On A Windy Day
On a windy day, on a late afternoon in February, here's what you can do: You can walk the three blocks from your apartment to the store, because you need things. You need a new mop head, because you've been ever so slightly fastidious about your floor lately. You need index cards, because you've started collecting vocabulary words again - because you've started reading again. Words like marmoreal, canebrake, gracile, loblolly. You need toothpaste.

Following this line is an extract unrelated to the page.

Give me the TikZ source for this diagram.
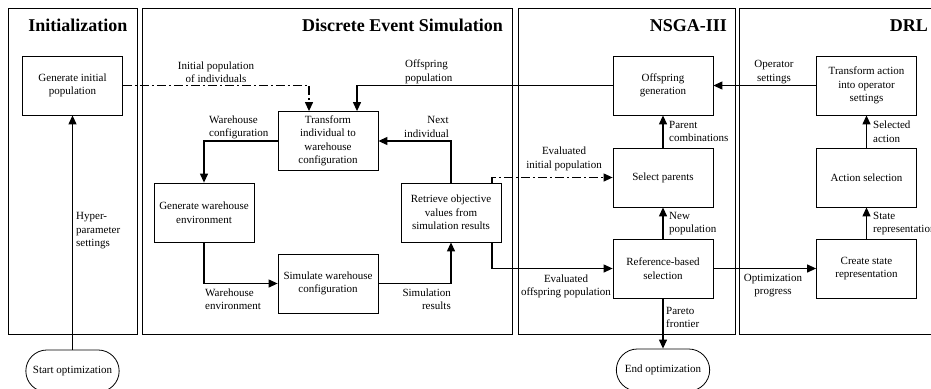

You can walk that three block stretch briskly, without a coat or a purse to weigh you down. You can navigate the rush hour sidewalk with ease, twisting to squeeze past a crush of disembarking bus riders, weaving lightly through exhausted businessmen in suits, briefcases linked with invisible chains to their wrists. You can feel the late winter chill on your face, and thrust your fists deep into the pockets of your sweatshirt, which is zipped tight against your neck. The wind will lift your hair and your spirits, as it always does, and without looking down, you'll reach into your back pocket, feel for a tiny button on the side your phone, and press it once, twice. Yes. Louder.
You can reach the far side of the main street, where the sidewalk opens widely, and finally get clear of the crowd. You can then be seized by a feeling of such unexpected, unadulterated, and embarrassingly unjustified happiness that it feels as though someone has shoved you from one spot to the next, across several degrees of uncharted latitude, through some unseen continuum of emotion and consciousness, indifferent to where you'll land. You'll marvel at how different this instant feels from the one just before it. You'll swear you could turn around, there on the city street, and see a fast-fading ghost of yourself stepping forward, ready to assume the moment you're in possession of right now.
You'll want to laugh, but instead you'll just take a deep breath, drinking it in with concentration, and with greed.
You can become acutely aware of your senses, your comportment, your gait. Objects will suddenly shed the cloudy scrim behind which you viewed them just a minute ago and come to life, extra-dimensional. Colors will be obscenely vibrant. You'll stare at the people you pass, fascinated, mystified, vaguely aware that what you're feeling is unreal, a trick, a dream, but wishing everyone else would wake up, too. How can they be so calm in the face of it?
It. What is it? What is it?
It's the undeniable certainty that life is devastating - in its beauty, and in its misery. It's the belief that not only will everything be ok - it already is. It's the knowledge that we are so interconnected in our experience of that beauty and that pain, despite the billion-odd individual paths we're on, that we may as well just stop dead in our tracks, look at one another, and laugh. Or sigh. Or cry.
Everything in your sight will charm and delight you. Every last everyday detail: the way a pretty blonde has carefully tied the belt of her trenchcoat into an off-side bow; the self-conscious jerk with which a teenaged skateboarder shakes his hair from his face, poised and ready for the stoplight to release him; the oddly comforting familiarity of the taxi drivers' faces, queued as they are in their regular spot: Eastern European, and African, and African American. I don't know a single one of them. I feel as though I've known each of them for years.
You can have the thought come dancing into your brain, boastful and irrational as it always is, that you feel things more intensely than other people. You can feel your mind schism at the thought, half of it prickling with shame - What makes you think you're so special?, half of it quietly agreeing - Yes. Yes, you do.
You'll wonder for the hundredth time if something inside of you is broken, causing you to feel such exquisite, heart-stopping joy at the most mundane of triggers - or if instead something in you is enhanced. Amplified. And, as always when this happens, the wind will stir the leaves in your mind, exposing their opposite, darker sides: yes, but.
Yes, but, even if it's true, even if the wellspring of joy runs deeper in you, so too does the sorrow.
And you can think, for the hundredth time, about diluting both the joy and the sorrow. About saying, Yes, well, the thing is, doctor, the depression really is unbearable at times. Yes, I know this pill will dull the brighter side of things too. On balance, though, I think it would be best.
And you can say, Fuck balance. You can say, Fuck balance, I'll take them both. Because you can, because you've been doing it your whole adult life.
That's what you can do, on a windy day, on a late afternoon in February.